Leave the pictures out. Retype exactly the lines below from the one containing "What Altair code" through the one containing "y_ticks = [-5, 0, 5, 10, 15, 20]", and no others.

------ Input ------

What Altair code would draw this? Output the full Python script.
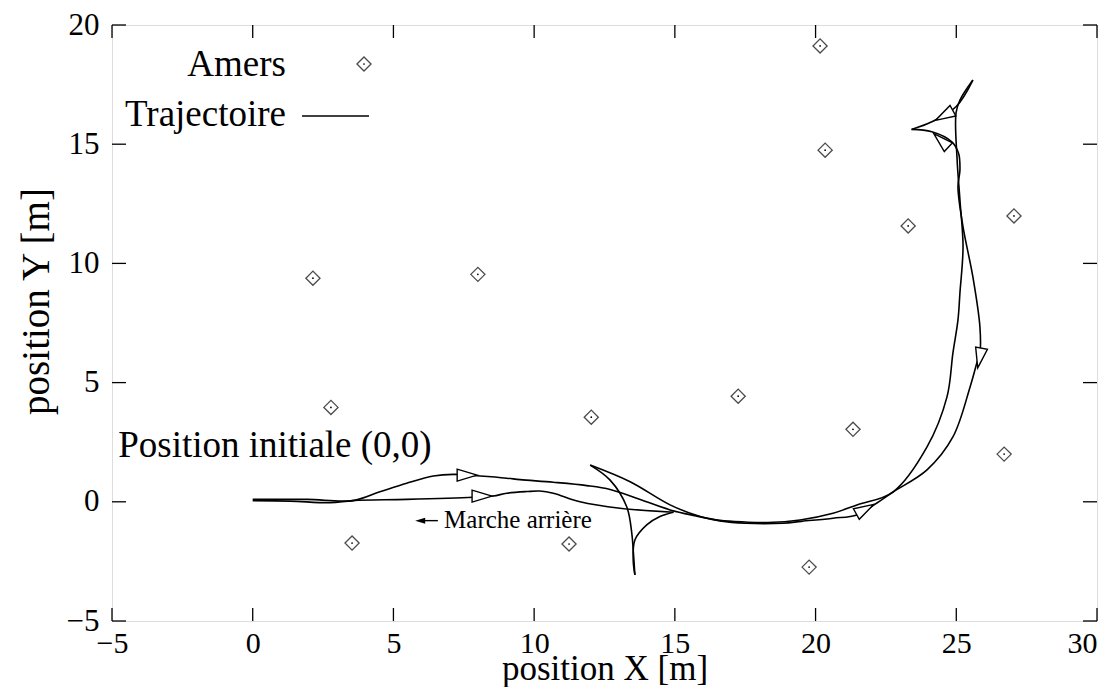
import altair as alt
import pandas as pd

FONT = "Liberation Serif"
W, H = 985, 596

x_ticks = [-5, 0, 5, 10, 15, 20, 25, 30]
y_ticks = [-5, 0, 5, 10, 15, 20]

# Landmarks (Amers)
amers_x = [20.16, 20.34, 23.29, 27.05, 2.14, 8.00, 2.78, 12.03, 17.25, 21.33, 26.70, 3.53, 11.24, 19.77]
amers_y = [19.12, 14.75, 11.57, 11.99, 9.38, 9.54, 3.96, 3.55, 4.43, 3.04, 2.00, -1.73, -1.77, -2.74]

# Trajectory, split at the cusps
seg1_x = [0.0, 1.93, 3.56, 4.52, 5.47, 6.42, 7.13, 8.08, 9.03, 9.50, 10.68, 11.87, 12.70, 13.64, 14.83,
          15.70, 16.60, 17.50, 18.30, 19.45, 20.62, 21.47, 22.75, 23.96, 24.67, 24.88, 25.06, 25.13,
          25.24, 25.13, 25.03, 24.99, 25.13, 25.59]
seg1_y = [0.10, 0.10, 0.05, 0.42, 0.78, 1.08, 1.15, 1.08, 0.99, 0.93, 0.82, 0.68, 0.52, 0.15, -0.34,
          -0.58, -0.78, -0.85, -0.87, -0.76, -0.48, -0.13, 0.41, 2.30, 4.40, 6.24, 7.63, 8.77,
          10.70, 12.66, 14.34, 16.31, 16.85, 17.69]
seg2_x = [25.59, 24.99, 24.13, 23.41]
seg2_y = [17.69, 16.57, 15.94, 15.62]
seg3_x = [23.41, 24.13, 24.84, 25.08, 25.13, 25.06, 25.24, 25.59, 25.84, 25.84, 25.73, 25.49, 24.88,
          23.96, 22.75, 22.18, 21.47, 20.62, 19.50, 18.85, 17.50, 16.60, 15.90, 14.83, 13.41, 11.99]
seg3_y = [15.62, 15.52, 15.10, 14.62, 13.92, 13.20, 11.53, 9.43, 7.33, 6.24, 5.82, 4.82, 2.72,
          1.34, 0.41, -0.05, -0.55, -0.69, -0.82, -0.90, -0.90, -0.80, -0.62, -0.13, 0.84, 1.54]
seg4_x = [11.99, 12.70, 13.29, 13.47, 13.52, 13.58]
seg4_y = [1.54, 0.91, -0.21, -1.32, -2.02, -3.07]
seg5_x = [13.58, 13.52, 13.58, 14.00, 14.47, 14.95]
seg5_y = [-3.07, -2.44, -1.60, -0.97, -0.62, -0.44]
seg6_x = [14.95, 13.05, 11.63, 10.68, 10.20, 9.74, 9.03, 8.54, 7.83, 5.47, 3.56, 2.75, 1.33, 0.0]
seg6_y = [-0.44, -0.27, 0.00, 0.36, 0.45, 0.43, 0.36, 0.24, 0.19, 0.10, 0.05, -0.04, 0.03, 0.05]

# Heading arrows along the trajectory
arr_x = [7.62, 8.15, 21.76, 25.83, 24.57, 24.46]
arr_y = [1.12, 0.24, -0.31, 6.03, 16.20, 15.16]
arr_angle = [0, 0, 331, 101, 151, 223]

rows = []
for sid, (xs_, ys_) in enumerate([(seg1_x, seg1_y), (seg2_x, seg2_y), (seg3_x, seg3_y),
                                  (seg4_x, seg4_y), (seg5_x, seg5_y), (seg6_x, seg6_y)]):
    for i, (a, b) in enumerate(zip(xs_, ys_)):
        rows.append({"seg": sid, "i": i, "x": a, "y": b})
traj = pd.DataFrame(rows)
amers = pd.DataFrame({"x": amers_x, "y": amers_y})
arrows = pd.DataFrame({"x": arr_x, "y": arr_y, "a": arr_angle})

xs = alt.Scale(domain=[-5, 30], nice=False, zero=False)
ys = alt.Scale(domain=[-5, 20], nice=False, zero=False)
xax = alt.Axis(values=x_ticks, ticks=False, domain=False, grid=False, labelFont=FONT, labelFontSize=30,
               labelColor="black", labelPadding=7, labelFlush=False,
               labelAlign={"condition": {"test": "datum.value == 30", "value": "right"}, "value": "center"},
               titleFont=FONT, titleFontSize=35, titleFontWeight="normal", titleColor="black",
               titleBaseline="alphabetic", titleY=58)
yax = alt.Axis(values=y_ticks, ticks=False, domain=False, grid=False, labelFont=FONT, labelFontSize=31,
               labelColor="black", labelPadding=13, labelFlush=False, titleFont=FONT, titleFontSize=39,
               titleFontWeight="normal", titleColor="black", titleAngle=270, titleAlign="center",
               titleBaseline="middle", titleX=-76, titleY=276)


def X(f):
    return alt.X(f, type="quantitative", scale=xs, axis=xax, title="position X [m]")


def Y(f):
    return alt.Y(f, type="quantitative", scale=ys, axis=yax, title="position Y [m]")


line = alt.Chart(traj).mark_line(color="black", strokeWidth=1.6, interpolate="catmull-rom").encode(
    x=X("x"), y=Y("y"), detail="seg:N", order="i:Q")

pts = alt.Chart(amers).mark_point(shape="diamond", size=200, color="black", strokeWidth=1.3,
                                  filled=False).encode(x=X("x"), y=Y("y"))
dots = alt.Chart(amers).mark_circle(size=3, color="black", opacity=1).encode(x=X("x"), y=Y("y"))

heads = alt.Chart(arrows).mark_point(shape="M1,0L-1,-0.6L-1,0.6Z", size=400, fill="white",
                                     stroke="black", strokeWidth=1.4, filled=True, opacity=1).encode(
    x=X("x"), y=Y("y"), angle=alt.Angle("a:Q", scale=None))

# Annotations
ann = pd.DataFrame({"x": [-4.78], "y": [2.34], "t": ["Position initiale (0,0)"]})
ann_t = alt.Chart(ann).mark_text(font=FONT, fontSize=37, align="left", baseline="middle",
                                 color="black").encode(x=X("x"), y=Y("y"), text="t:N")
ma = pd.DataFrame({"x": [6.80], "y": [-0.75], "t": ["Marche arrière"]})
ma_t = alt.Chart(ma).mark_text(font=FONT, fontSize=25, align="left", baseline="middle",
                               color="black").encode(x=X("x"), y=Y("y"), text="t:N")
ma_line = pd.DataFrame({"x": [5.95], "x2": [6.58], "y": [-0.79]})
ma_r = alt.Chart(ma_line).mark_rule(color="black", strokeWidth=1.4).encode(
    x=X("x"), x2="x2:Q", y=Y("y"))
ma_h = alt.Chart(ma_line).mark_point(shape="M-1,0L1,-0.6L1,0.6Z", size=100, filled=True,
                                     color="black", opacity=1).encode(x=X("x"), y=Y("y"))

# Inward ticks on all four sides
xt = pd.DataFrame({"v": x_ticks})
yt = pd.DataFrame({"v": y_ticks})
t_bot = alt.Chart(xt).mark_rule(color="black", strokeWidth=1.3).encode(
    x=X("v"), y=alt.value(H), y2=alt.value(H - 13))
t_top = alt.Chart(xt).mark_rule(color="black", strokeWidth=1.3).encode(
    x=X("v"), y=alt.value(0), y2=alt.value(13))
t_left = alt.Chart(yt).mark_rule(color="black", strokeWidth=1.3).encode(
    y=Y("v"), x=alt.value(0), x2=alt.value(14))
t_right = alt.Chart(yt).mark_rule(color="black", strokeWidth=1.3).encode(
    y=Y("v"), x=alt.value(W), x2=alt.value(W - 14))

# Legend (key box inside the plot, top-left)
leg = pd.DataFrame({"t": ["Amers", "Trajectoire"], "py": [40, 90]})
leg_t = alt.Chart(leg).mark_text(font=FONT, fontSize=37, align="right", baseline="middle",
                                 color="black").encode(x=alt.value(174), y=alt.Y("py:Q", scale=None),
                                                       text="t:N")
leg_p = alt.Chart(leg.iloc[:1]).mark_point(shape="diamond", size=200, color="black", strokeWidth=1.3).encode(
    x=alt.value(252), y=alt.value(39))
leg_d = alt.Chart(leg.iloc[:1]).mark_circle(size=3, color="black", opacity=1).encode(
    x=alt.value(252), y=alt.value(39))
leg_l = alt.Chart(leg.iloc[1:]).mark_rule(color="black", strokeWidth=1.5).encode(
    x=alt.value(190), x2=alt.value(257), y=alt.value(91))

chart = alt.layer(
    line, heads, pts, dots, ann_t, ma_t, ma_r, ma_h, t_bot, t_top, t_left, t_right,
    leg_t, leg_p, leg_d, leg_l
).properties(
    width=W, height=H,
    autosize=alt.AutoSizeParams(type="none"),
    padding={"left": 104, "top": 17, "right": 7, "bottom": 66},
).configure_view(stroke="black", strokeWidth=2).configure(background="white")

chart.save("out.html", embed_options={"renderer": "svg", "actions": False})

------
------ Input ------

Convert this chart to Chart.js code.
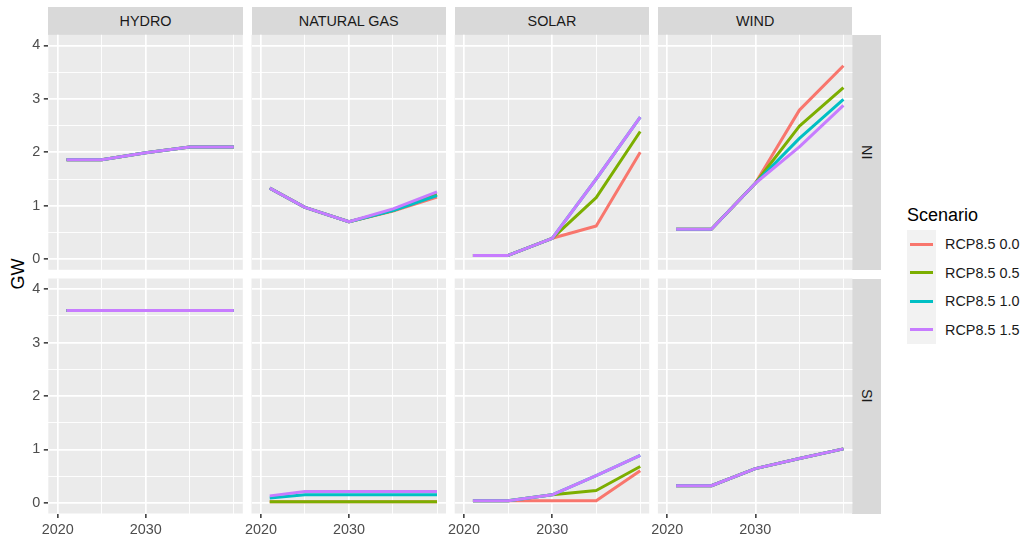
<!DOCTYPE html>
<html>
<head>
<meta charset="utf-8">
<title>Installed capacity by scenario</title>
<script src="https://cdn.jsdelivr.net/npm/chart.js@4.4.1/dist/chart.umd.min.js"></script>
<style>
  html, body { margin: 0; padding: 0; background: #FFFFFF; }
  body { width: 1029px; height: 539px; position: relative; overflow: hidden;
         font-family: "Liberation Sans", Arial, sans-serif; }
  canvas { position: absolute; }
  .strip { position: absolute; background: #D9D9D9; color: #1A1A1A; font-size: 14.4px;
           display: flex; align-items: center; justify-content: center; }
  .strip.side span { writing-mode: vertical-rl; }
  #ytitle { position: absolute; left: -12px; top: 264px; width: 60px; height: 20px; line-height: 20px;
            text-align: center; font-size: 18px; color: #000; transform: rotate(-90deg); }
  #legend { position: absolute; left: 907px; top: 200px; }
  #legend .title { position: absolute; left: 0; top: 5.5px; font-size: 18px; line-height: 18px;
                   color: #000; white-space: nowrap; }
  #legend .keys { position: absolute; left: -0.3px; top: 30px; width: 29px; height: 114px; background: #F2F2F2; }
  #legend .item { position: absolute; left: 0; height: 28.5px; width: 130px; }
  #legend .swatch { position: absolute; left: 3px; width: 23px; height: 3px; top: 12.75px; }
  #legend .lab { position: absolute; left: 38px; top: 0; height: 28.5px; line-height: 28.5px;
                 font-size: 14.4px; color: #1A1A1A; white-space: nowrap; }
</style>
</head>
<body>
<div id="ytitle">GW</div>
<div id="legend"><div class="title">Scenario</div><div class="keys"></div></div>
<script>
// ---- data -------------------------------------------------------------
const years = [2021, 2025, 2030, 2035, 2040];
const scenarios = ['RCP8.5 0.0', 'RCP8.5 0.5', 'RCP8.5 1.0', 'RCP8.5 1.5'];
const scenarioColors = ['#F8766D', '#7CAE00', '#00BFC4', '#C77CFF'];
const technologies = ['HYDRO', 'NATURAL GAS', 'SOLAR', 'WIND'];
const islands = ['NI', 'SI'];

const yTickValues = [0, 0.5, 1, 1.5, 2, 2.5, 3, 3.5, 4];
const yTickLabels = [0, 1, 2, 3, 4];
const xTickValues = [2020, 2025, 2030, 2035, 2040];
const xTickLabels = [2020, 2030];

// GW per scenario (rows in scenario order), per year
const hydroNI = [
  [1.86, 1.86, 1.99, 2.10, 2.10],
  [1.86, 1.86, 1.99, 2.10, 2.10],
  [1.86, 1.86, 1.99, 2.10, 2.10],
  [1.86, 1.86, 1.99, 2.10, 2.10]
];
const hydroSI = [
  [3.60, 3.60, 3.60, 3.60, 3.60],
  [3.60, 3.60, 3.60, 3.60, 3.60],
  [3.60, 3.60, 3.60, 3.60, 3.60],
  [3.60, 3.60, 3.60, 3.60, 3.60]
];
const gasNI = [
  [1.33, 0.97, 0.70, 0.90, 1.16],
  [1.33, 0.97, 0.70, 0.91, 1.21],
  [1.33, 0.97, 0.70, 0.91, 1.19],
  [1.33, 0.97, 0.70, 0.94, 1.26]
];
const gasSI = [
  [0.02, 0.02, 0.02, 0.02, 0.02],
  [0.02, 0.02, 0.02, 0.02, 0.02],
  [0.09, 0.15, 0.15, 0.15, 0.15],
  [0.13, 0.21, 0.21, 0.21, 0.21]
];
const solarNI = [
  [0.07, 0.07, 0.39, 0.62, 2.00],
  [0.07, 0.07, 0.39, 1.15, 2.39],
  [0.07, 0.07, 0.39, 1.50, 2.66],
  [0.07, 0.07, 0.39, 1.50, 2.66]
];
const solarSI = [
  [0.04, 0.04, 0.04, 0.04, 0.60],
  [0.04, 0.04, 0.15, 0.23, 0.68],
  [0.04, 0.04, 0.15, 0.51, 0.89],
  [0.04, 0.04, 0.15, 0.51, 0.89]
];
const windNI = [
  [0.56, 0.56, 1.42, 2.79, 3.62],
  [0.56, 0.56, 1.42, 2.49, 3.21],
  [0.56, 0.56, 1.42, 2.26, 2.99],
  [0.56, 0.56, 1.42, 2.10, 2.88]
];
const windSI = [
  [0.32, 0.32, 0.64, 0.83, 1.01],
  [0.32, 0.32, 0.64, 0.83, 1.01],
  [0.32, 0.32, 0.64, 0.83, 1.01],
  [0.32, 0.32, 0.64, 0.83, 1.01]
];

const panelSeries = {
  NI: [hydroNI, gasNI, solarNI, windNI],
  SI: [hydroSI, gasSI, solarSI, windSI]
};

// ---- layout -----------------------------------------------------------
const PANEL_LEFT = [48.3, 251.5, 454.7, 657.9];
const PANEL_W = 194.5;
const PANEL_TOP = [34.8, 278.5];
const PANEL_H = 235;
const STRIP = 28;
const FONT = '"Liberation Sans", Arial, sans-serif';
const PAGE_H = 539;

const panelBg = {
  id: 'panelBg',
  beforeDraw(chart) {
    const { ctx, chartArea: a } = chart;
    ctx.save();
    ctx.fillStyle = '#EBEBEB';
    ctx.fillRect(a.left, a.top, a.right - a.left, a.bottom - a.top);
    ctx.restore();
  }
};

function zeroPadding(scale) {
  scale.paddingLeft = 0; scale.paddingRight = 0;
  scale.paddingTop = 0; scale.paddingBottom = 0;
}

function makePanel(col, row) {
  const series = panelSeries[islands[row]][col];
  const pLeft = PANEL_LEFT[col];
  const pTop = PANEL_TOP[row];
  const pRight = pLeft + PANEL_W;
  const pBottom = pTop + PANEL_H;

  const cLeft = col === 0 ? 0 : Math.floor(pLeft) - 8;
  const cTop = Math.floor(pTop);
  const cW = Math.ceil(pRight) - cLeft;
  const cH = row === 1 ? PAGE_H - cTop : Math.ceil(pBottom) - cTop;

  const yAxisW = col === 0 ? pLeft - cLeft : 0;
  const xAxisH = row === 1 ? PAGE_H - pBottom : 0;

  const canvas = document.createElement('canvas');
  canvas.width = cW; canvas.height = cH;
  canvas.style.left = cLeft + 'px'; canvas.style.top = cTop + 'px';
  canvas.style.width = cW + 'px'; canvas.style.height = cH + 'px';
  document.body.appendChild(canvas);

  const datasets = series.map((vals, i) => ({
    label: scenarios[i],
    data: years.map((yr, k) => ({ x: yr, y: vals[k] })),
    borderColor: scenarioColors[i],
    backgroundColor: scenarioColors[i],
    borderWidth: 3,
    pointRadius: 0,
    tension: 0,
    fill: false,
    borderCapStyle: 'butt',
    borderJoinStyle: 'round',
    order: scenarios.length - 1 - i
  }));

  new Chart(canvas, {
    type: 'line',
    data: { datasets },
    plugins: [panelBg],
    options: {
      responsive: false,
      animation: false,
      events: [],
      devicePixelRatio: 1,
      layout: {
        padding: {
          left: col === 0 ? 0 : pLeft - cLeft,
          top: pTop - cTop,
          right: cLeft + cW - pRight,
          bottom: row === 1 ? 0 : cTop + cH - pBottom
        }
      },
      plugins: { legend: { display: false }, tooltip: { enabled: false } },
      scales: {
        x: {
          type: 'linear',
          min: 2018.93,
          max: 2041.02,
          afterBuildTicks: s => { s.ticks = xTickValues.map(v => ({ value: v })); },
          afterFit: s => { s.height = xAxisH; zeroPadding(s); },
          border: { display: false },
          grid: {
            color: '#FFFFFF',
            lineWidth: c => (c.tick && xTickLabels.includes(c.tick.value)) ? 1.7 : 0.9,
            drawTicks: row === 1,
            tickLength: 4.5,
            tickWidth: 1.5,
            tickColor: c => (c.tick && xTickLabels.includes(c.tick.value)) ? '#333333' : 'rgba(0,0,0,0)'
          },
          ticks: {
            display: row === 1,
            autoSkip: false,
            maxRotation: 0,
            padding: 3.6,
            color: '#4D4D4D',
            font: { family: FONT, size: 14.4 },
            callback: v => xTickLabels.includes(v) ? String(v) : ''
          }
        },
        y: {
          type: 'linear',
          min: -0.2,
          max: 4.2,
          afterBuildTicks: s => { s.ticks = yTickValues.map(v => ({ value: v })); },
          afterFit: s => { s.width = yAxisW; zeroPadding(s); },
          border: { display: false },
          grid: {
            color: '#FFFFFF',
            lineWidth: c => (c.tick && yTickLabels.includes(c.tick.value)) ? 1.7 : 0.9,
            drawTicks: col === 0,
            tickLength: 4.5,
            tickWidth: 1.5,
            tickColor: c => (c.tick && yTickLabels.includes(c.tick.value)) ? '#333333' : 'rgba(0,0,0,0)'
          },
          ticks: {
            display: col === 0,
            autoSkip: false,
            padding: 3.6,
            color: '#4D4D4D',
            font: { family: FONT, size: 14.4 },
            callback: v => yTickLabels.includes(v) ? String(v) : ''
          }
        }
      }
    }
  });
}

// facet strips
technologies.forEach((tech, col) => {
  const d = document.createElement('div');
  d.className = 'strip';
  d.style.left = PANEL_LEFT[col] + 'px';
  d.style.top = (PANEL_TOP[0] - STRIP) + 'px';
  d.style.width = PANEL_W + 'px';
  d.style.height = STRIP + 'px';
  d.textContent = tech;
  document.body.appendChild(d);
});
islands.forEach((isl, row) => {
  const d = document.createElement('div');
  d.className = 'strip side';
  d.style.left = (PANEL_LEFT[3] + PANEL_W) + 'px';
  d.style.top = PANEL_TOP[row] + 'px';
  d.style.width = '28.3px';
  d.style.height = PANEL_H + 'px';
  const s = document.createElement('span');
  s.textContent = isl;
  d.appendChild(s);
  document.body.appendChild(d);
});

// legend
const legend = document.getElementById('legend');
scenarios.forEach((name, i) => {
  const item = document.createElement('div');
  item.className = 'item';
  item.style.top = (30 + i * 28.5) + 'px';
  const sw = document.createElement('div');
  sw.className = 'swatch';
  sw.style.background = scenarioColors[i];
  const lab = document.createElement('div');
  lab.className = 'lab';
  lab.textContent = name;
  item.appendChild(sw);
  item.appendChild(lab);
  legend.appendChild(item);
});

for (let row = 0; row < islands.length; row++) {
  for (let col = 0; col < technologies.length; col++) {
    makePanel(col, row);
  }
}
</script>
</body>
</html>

------

▸ Reply:
What Altair code would draw this? Output the full Python script.
import altair as alt
import pandas as pd

FONT = "Liberation Serif"
W, H = 985, 596

x_ticks = [-5, 0, 5, 10, 15, 20, 25, 30]
y_ticks = [-5, 0, 5, 10, 15, 20]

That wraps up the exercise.